Serialization Applications in Tokyo Cabinet
Tokyo Cabinet, as a high-performance key-value storage system, requires its data storage layer to handle raw byte data. Converting Java objects to byte arrays for storage enables persistence of complex data structures. The following code demonstrates complete serialization and deserialization implementation:
public static byte[] serialize(Object obj) throws IOException {
ByteArrayOutputStream out = new ByteArrayOutputStream();
ObjectOutputStream os = new ObjectOutputStream(out);
os.writeObject(obj);
return out.toByteArray();
}
public static Object deserialize(byte[] data) throws IOException, ClassNotFoundException {
ByteArrayInputStream in = new ByteArrayInputStream(data);
ObjectInputStream is = new ObjectInputStream(in);
return is.readObject();
}
The core advantage of this implementation lies in its simplicity and standardization. Using ByteArrayOutputStream as an intermediate buffer avoids disk I/O operations, making it particularly suitable for in-memory database scenarios. The serialized byte array can be directly stored as values in Tokyo Cabinet, while the deserialization process can precisely reconstruct the original object from stored byte data.
Performance Optimization Considerations
While Java's native serialization provides convenience, the following optimization strategies should be considered in high-performance scenarios:
- Serialization Version Control: By explicitly defining the
serialVersionUIDfield, compatibility issues caused by class structure changes can be avoided. When class fields are added, removed, or modified, a consistentserialVersionUIDensures smooth deserialization. - Custom Serialization Methods: For performance-sensitive applications, implementing
writeObject()andreadObject()methods allows customization of the serialization process. This enables developers to control which fields need serialization and how to optimize data encoding formats. - Externalizable Interface: The
java.io.Externalizableinterface provides finer-grained control, allowing complete customization of serialization formats. Although implementation complexity is higher, this can significantly reduce serialized data size and processing time in scenarios requiring extreme performance.
Security and Compatibility
In actual deployments, security and compatibility of serialization mechanisms require special attention:
Security Considerations: Java deserialization processes can become entry points for security attacks. Maliciously constructed serialized data may trigger arbitrary code execution. Recommended measures include: verifying the source of serialized data, using whitelist mechanisms to limit deserializable classes, and checking data integrity before deserialization.
Version Compatibility: In long-running systems, class structures may evolve with changing requirements. To maintain backward compatibility, new fields should be marked as transient or provided with default values to avoid breaking existing serialized data. For major changes, implementing custom version migration strategies is recommended.
Alternative Solutions Comparison
Beyond Java's native serialization, other technical solutions are available:
- JSON Serialization: Using libraries like Jackson or Gson to convert objects to JSON-formatted strings, then encoding them into byte arrays.
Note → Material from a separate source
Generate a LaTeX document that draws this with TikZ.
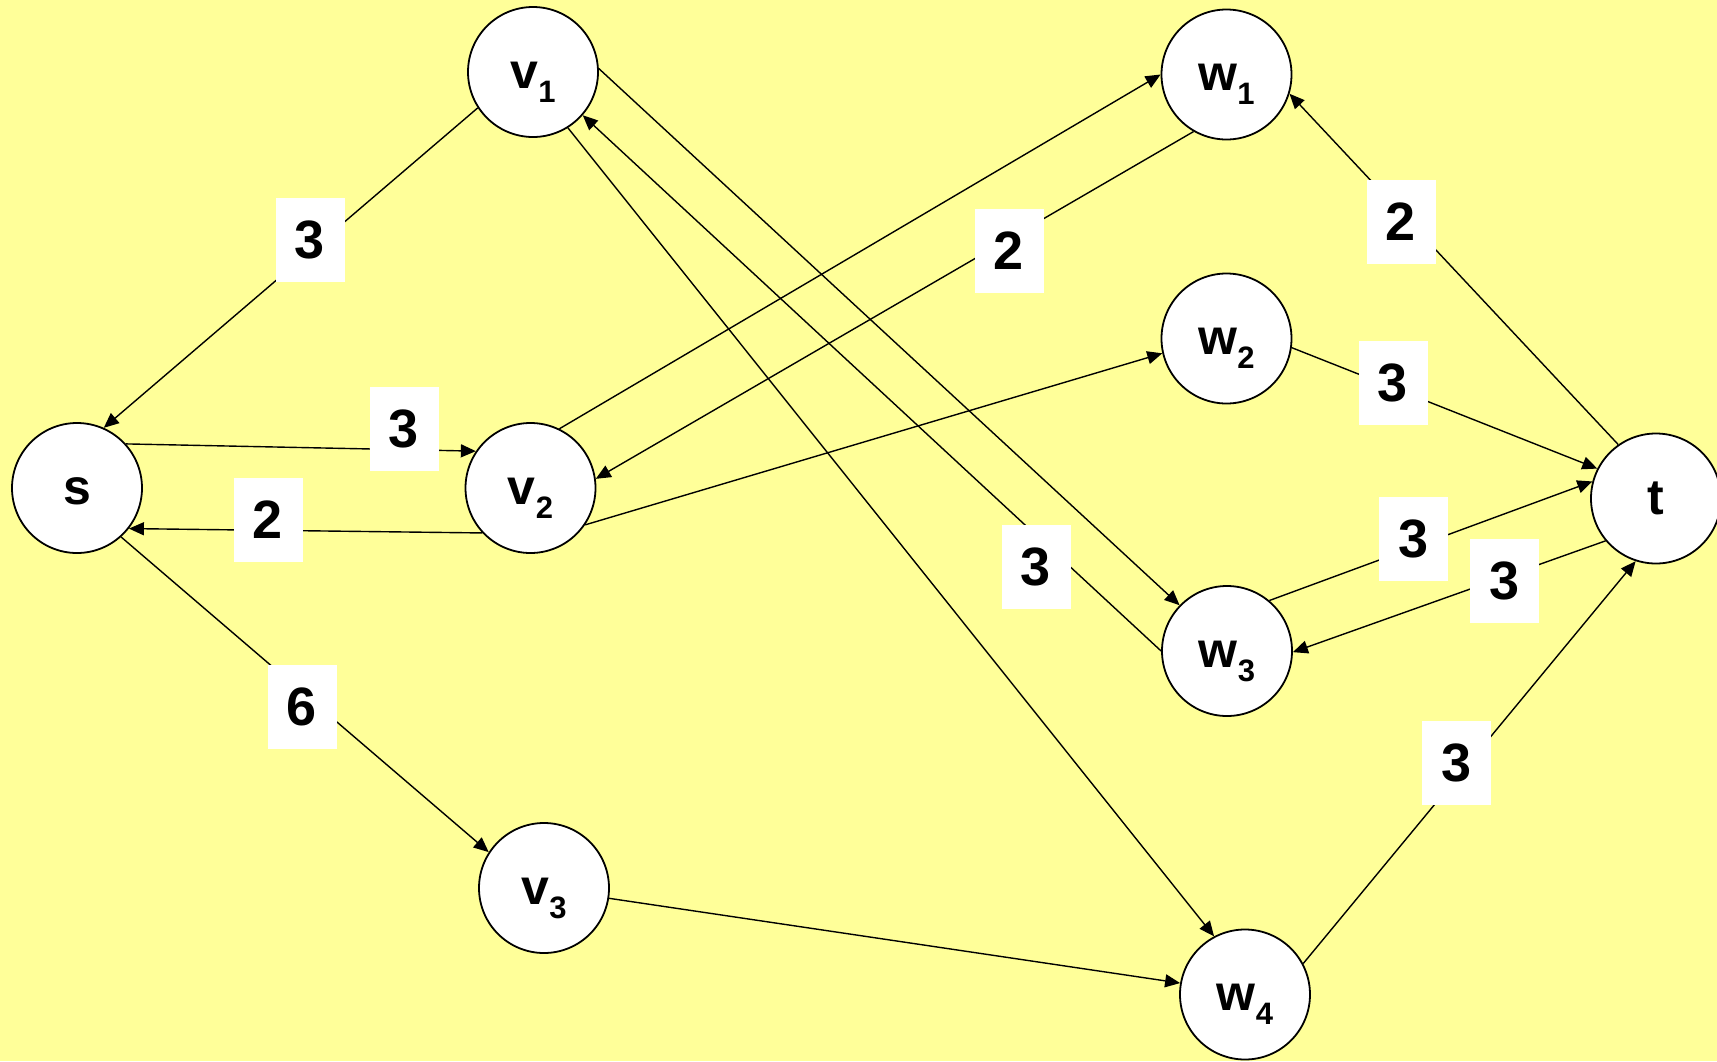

This approach offers advantages in human readability and cross-language compatibility, but serialized data volume is typically larger.
- Protocol Buffers: A binary serialization protocol developed by Google, providing compact data formats and efficient encoding/decoding performance. Requires pre-defining .proto files to describe data structures, suitable for cross-language data exchange in microservices architectures.
- Apache Avro: Another binary serialization system supporting dynamic schema evolution. Data storage includes complete schema descriptions, allowing reading programs to parse data without accessing original definitions.
When selecting serialization solutions, factors such as performance requirements, data volume, cross-language support, and version evolution capabilities should be comprehensively considered. For key-value stores like Tokyo Cabinet, if the primary use case is data persistence within Java applications, Java's native serialization is often the most appropriate choice due to its simplicity and deep integration with language features.
Practical Application Recommendations
When integrating serialization functionality with Tokyo Cabinet, the following best practices are recommended:
First, implement the Serializable interface for all classes requiring serialization and explicitly define serialVersionUID. This provides clear version identification for future class evolution.
Second, consider implementing writeObject() and readObject() methods to customize serialization logic. For example, optimizing serialization of collection types or excluding certain temporary fields that don't require persistence.
Finally, add exception handling and data validation during deserialization. Catch exceptions like ClassNotFoundException and InvalidClassException, and provide graceful degradation strategies to ensure system robustness.
Through proper design and implementation, Java's serialization mechanism can provide efficient and reliable object persistence support for Tokyo Cabinet, meeting various enterprise application requirements.